▶ _What you need to do_: Your task is to retype the lines from the opening of the material through the line that includes "5, 6, 7, 8, 9];". Do not copy the pictures.
•••••
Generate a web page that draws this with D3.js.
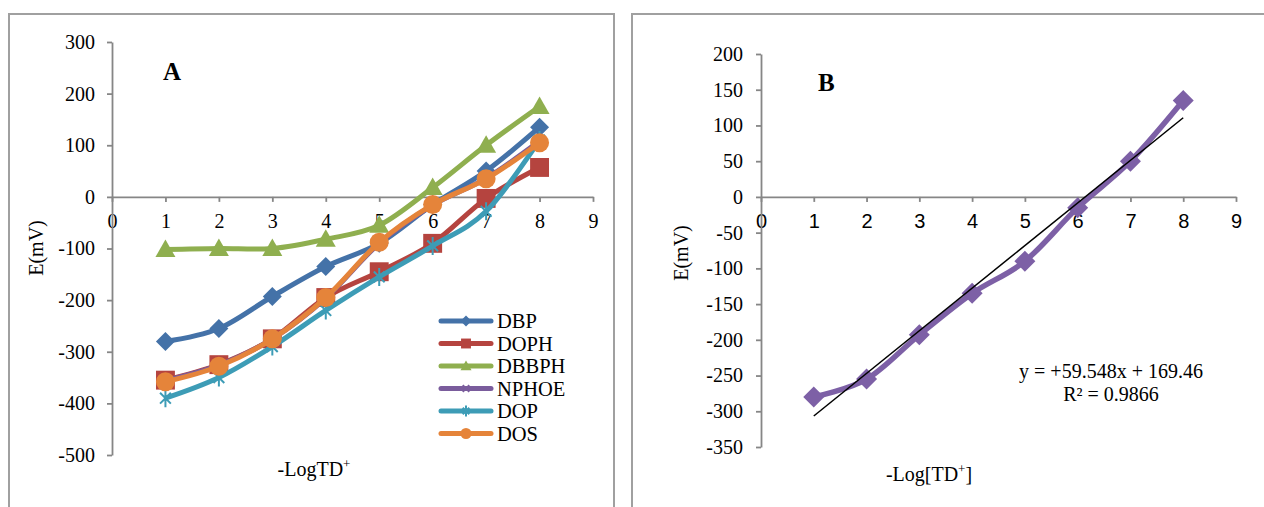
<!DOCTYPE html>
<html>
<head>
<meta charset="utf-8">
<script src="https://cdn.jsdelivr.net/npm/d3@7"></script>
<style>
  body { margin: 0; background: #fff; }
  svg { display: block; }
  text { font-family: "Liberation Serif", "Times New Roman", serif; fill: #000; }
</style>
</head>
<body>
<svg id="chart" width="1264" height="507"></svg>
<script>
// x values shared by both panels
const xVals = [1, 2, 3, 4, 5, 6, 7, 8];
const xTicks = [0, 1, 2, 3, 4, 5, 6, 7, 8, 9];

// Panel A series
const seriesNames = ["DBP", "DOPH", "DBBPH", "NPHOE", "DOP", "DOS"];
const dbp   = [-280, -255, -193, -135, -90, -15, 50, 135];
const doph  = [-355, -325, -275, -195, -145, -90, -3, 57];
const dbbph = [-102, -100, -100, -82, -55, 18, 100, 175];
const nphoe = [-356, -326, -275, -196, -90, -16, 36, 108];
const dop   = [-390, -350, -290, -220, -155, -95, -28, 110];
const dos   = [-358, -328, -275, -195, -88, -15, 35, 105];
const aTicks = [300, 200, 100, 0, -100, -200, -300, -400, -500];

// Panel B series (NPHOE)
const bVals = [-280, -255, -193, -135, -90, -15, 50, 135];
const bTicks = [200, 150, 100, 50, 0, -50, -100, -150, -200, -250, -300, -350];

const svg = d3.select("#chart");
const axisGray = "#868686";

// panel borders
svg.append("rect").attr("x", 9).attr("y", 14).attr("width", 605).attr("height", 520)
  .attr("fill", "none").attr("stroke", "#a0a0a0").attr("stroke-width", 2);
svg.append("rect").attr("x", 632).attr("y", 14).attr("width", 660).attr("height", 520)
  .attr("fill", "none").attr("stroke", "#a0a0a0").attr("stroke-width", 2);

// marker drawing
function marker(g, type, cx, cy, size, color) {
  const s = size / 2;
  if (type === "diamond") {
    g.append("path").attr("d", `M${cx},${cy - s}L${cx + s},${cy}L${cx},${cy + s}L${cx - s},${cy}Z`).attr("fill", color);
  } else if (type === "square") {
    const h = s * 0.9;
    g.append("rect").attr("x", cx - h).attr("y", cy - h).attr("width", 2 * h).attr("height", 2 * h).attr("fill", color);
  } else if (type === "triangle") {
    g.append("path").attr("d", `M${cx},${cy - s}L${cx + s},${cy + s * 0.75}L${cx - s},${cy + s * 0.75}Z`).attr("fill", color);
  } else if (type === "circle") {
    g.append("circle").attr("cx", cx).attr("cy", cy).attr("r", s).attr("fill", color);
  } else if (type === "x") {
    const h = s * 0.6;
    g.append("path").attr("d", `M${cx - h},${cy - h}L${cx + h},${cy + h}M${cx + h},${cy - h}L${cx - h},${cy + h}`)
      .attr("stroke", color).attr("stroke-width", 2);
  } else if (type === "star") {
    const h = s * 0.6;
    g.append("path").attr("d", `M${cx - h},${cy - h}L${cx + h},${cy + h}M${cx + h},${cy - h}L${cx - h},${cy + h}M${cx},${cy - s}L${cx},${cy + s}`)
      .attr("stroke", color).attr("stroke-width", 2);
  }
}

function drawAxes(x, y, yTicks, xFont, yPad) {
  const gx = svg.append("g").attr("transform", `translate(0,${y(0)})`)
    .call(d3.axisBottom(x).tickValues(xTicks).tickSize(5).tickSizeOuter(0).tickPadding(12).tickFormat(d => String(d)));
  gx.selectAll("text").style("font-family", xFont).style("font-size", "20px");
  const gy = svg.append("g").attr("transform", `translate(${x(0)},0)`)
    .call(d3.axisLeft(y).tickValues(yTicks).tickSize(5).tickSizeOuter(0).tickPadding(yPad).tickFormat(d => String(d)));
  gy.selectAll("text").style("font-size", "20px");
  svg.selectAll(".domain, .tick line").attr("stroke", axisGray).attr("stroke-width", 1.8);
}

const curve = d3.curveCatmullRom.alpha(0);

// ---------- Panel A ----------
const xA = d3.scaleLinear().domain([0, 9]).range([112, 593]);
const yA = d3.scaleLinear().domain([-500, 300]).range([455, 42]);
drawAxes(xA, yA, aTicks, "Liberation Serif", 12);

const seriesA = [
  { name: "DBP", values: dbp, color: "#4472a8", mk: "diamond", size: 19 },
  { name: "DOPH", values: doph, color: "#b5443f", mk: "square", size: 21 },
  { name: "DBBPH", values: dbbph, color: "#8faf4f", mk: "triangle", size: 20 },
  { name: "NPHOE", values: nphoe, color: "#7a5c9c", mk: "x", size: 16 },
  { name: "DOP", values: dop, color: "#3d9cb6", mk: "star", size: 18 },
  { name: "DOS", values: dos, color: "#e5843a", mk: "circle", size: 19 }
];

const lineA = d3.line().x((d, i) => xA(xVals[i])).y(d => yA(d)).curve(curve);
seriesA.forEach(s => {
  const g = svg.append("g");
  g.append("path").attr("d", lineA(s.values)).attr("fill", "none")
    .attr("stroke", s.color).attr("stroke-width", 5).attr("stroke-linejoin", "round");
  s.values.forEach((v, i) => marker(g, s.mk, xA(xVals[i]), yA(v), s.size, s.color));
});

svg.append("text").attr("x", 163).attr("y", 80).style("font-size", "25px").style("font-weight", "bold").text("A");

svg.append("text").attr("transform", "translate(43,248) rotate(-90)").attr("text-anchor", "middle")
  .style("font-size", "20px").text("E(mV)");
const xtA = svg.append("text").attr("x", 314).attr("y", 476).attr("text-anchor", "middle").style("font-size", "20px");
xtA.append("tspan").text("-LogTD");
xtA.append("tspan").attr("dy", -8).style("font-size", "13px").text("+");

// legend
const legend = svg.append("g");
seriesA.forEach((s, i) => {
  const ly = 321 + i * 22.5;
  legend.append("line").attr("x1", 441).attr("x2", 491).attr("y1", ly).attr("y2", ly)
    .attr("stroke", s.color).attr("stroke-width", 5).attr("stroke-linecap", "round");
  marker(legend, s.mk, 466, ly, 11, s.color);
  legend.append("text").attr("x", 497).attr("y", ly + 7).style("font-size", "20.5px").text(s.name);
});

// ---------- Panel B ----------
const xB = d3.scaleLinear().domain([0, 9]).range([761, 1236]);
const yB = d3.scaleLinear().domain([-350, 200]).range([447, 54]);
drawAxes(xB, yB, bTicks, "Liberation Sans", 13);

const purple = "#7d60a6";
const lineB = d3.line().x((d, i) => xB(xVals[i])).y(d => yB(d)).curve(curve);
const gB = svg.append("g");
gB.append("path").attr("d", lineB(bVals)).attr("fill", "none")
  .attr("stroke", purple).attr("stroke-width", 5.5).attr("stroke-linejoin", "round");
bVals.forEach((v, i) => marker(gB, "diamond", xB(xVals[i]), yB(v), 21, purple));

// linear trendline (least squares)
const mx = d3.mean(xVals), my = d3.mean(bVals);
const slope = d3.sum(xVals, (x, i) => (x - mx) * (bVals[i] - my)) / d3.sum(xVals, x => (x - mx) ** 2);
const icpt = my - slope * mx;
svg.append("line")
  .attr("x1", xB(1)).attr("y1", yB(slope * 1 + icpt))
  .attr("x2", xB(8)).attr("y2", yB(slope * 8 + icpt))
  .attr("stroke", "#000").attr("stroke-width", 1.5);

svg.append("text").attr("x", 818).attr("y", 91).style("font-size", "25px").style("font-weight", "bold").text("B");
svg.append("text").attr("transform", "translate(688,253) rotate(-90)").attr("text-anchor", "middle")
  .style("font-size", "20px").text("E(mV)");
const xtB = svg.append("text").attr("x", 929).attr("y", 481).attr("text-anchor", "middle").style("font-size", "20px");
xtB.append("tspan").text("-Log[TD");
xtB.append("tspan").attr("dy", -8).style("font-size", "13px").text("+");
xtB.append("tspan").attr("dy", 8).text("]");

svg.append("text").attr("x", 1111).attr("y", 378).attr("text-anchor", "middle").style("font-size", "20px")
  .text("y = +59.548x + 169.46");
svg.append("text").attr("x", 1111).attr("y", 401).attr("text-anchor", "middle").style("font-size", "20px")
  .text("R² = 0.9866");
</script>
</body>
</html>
•••••
▶ _Finished exercise_:
Generate a web page that draws this with D3.js.
<!DOCTYPE html>
<html>
<head>
<meta charset="utf-8">
<script src="https://cdn.jsdelivr.net/npm/d3@7"></script>
<style>
  body { margin: 0; background: #fff; }
  svg { display: block; }
  text { font-family: "Liberation Serif", "Times New Roman", serif; fill: #000; }
</style>
</head>
<body>
<svg id="chart" width="1264" height="507"></svg>
<script>
// x values shared by both panels
const xVals = [1, 2, 3, 4, 5, 6, 7, 8];
const xTicks = [0, 1, 2, 3, 4, 5, 6, 7, 8, 9];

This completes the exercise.